- Material provided
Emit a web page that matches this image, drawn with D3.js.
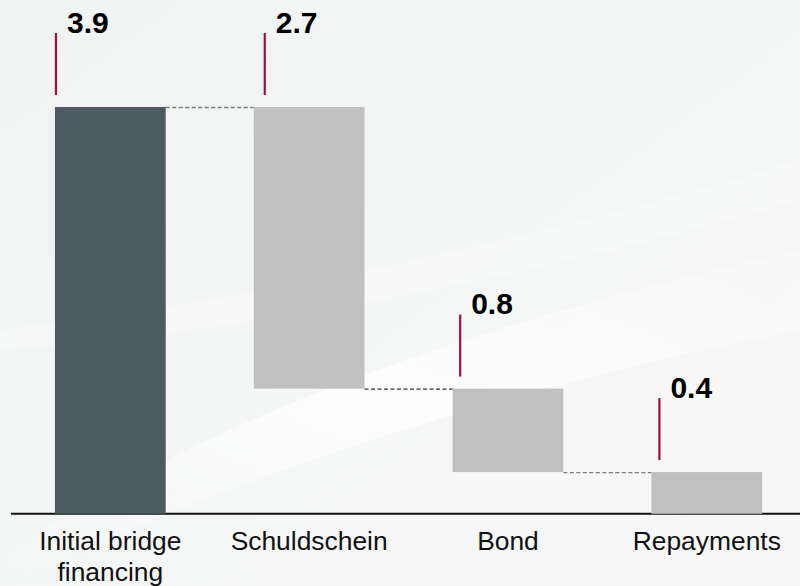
<!DOCTYPE html>
<html>
<head>
<meta charset="utf-8">
<script src="https://cdn.jsdelivr.net/npm/d3@7/dist/d3.min.js"></script>
<style>
  html, body { margin: 0; padding: 0; background: #f4f5f5; }
  svg { display: block; }
</style>
</head>
<body>
<svg id="chart" width="800" height="586"></svg>
<script>
// ---- data ----
const categories = ["Initial bridge financing", "Schuldschein", "Bond", "Repayments"];
const categoryLines = [["Initial bridge", "financing"], ["Schuldschein"], ["Bond"], ["Repayments"]];
const values = [3.9, -2.7, -0.8, -0.4];
const valueLabels = ["3.9", "2.7", "0.8", "0.4"];
const barKinds = ["total", "delta", "delta", "delta"];

// ---- setup ----
const W = 800, H = 586;
const svg = d3.select("#chart");
const font = "'Liberation Sans', Arial, Helvetica, sans-serif";

// background
const defs = svg.append("defs");
const bg = defs.append("linearGradient").attr("id", "bg")
  .attr("x1", "0").attr("y1", "0").attr("x2", "1").attr("y2", "1");
bg.append("stop").attr("offset", "0%").attr("stop-color", "#f1f2f2");
bg.append("stop").attr("offset", "55%").attr("stop-color", "#f5f6f6");
bg.append("stop").attr("offset", "100%").attr("stop-color", "#f8f8f8");
svg.append("rect").attr("width", W).attr("height", H).attr("fill", "url(#bg)");
const sw = defs.append("linearGradient").attr("id", "sw")
  .attr("x1", "0").attr("y1", "1").attr("x2", "1").attr("y2", "0");
sw.append("stop").attr("offset", "0%").attr("stop-color", "#ffffff").attr("stop-opacity", 0.0);
sw.append("stop").attr("offset", "50%").attr("stop-color", "#ffffff").attr("stop-opacity", 0.75);
sw.append("stop").attr("offset", "100%").attr("stop-color", "#ffffff").attr("stop-opacity", 0.2);
svg.append("path").attr("fill", "url(#sw)")
  .attr("d", "M0,560 C200,420 450,330 800,250 L800,330 C500,390 250,470 0,586 Z");
svg.append("path").attr("fill", "#ffffff").attr("opacity", 0.25)
  .attr("d", "M0,330 C250,300 500,250 800,160 L800,200 C520,280 260,330 0,350 Z");

// scales
const x = d3.scaleBand().domain(categories)
  .range([15.2, 801.9]).paddingInner(0.443).paddingOuter(0.2);
const y = d3.scaleLinear().domain([0, 3.9]).range([513.8, 107]);

// waterfall steps
let running = 0;
const steps = categories.map((c, i) => {
  let start, end;
  if (barKinds[i] === "total") { start = 0; end = values[i]; }
  else { start = running; end = running + values[i]; }
  running = end;
  return { cat: c, i, start, end, lo: Math.min(start, end), hi: Math.max(start, end), kind: barKinds[i] };
});

// connectors
const connColors = ["#7a7a7a", "#333333", "#7a7a7a"];
for (let i = 0; i < steps.length - 1; i++) {
  svg.append("line")
    .attr("x1", x(steps[i].cat) + x.bandwidth())
    .attr("x2", x(steps[i + 1].cat))
    .attr("y1", y(steps[i].end) + 0.5).attr("y2", y(steps[i].end) + 0.5)
    .attr("stroke", connColors[i]).attr("stroke-width", 1.3)
    .attr("stroke-dasharray", "4,2.5");
}

// axis baseline
svg.append("line").attr("x1", 11).attr("x2", 800)
  .attr("y1", y(0)).attr("y2", y(0))
  .attr("stroke", "#111").attr("stroke-width", 2);

// bars
svg.selectAll("rect.bar").data(steps).join("rect")
  .attr("class", "bar")
  .attr("x", d => x(d.cat))
  .attr("width", x.bandwidth())
  .attr("y", d => y(d.hi))
  .attr("height", d => y(d.lo) - y(d.hi))
  .attr("fill", d => d.kind === "total" ? "#4b5b60" : "#c0c0c0");

// value markers
const markerOffset = [1, 11, 7.6, 8];
steps.forEach((d, i) => {
  const lx = x(d.cat) + markerOffset[i];
  const yb = y(d.hi) - 12;
  const yt = yb - 62;
  svg.append("line").attr("x1", lx).attr("x2", lx)
    .attr("y1", yt).attr("y2", yb)
    .attr("stroke", "#a30d3f").attr("stroke-width", 2.2);
  svg.append("text").attr("x", lx + 11).attr("y", yt - 0.5)
    .attr("font-family", font).attr("font-weight", "bold")
    .attr("font-size", 30).attr("fill", "#000")
    .text(valueLabels[i]);
});

// category labels
steps.forEach((d, i) => {
  const t = svg.append("text")
    .attr("x", x(d.cat) + x.bandwidth() / 2)
    .attr("y", 550)
    .attr("text-anchor", "middle")
    .attr("font-family", font).attr("font-size", 26.4).attr("fill", "#111");
  categoryLines[i].forEach((ln, k) => {
    t.append("tspan").attr("x", x(d.cat) + x.bandwidth() / 2)
      .attr("dy", k === 0 ? 0 : 31).text(ln);
  });
});
</script>
</body>
</html>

- Exercise requirements
Leave out the pictures and print every line of the data exactly.

- Exercise response
Emit a web page that matches this image, drawn with D3.js.
<!DOCTYPE html>
<html>
<head>
<meta charset="utf-8">
<script src="https://cdn.jsdelivr.net/npm/d3@7/dist/d3.min.js"></script>
<style>
  html, body { margin: 0; padding: 0; background: #f4f5f5; }
  svg { display: block; }
</style>
</head>
<body>
<svg id="chart" width="800" height="586"></svg>
<script>
// ---- data ----
const categories = ["Initial bridge financing", "Schuldschein", "Bond", "Repayments"];
const categoryLines = [["Initial bridge", "financing"], ["Schuldschein"], ["Bond"], ["Repayments"]];
const values = [3.9, -2.7, -0.8, -0.4];
const valueLabels = ["3.9", "2.7", "0.8", "0.4"];
const barKinds = ["total", "delta", "delta", "delta"];

// ---- setup ----
const W = 800, H = 586;
const svg = d3.select("#chart");
const font = "'Liberation Sans', Arial, Helvetica, sans-serif";

// background
const defs = svg.append("defs");
const bg = defs.append("linearGradient").attr("id", "bg")
  .attr("x1", "0").attr("y1", "0").attr("x2", "1").attr("y2", "1");
bg.append("stop").attr("offset", "0%").attr("stop-color", "#f1f2f2");
bg.append("stop").attr("offset", "55%").attr("stop-color", "#f5f6f6");
bg.append("stop").attr("offset", "100%").attr("stop-color", "#f8f8f8");
svg.append("rect").attr("width", W).attr("height", H).attr("fill", "url(#bg)");
const sw = defs.append("linearGradient").attr("id", "sw")
  .attr("x1", "0").attr("y1", "1").attr("x2", "1").attr("y2", "0");
sw.append("stop").attr("offset", "0%").attr("stop-color", "#ffffff").attr("stop-opacity", 0.0);
sw.append("stop").attr("offset", "50%").attr("stop-color", "#ffffff").attr("stop-opacity", 0.75);
sw.append("stop").attr("offset", "100%").attr("stop-color", "#ffffff").attr("stop-opacity", 0.2);
svg.append("path").attr("fill", "url(#sw)")
  .attr("d", "M0,560 C200,420 450,330 800,250 L800,330 C500,390 250,470 0,586 Z");
svg.append("path").attr("fill", "#ffffff").attr("opacity", 0.25)
  .attr("d", "M0,330 C250,300 500,250 800,160 L800,200 C520,280 260,330 0,350 Z");

// scales
const x = d3.scaleBand().domain(categories)
  .range([15.2, 801.9]).paddingInner(0.443).paddingOuter(0.2);
const y = d3.scaleLinear().domain([0, 3.9]).range([513.8, 107]);

// waterfall steps
let running = 0;
const steps = categories.map((c, i) => {
  let start, end;
  if (barKinds[i] === "total") { start = 0; end = values[i]; }
  else { start = running; end = running + values[i]; }
  running = end;
  return { cat: c, i, start, end, lo: Math.min(start, end), hi: Math.max(start, end), kind: barKinds[i] };
});

// connectors
const connColors = ["#7a7a7a", "#333333", "#7a7a7a"];
for (let i = 0; i < steps.length - 1; i++) {
  svg.append("line")
    .attr("x1", x(steps[i].cat) + x.bandwidth())
    .attr("x2", x(steps[i + 1].cat))
    .attr("y1", y(steps[i].end) + 0.5).attr("y2", y(steps[i].end) + 0.5)
    .attr("stroke", connColors[i]).attr("stroke-width", 1.3)
    .attr("stroke-dasharray", "4,2.5");
}

// axis baseline
svg.append("line").attr("x1", 11).attr("x2", 800)
  .attr("y1", y(0)).attr("y2", y(0))
  .attr("stroke", "#111").attr("stroke-width", 2);

// bars
svg.selectAll("rect.bar").data(steps).join("rect")
  .attr("class", "bar")
  .attr("x", d => x(d.cat))
  .attr("width", x.bandwidth())
  .attr("y", d => y(d.hi))
  .attr("height", d => y(d.lo) - y(d.hi))
  .attr("fill", d => d.kind === "total" ? "#4b5b60" : "#c0c0c0");

// value markers
const markerOffset = [1, 11, 7.6, 8];
steps.forEach((d, i) => {
  const lx = x(d.cat) + markerOffset[i];
  const yb = y(d.hi) - 12;
  const yt = yb - 62;
  svg.append("line").attr("x1", lx).attr("x2", lx)
    .attr("y1", yt).attr("y2", yb)
    .attr("stroke", "#a30d3f").attr("stroke-width", 2.2);
  svg.append("text").attr("x", lx + 11).attr("y", yt - 0.5)
    .attr("font-family", font).attr("font-weight", "bold")
    .attr("font-size", 30).attr("fill", "#000")
    .text(valueLabels[i]);
});

// category labels
steps.forEach((d, i) => {
  const t = svg.append("text")
    .attr("x", x(d.cat) + x.bandwidth() / 2)
    .attr("y", 550)
    .attr("text-anchor", "middle")
    .attr("font-family", font).attr("font-size", 26.4).attr("fill", "#111");
  categoryLines[i].forEach((ln, k) => {
    t.append("tspan").attr("x", x(d.cat) + x.bandwidth() / 2)
      .attr("dy", k === 0 ? 0 : 31).text(ln);
  });
});
</script>
</body>
</html>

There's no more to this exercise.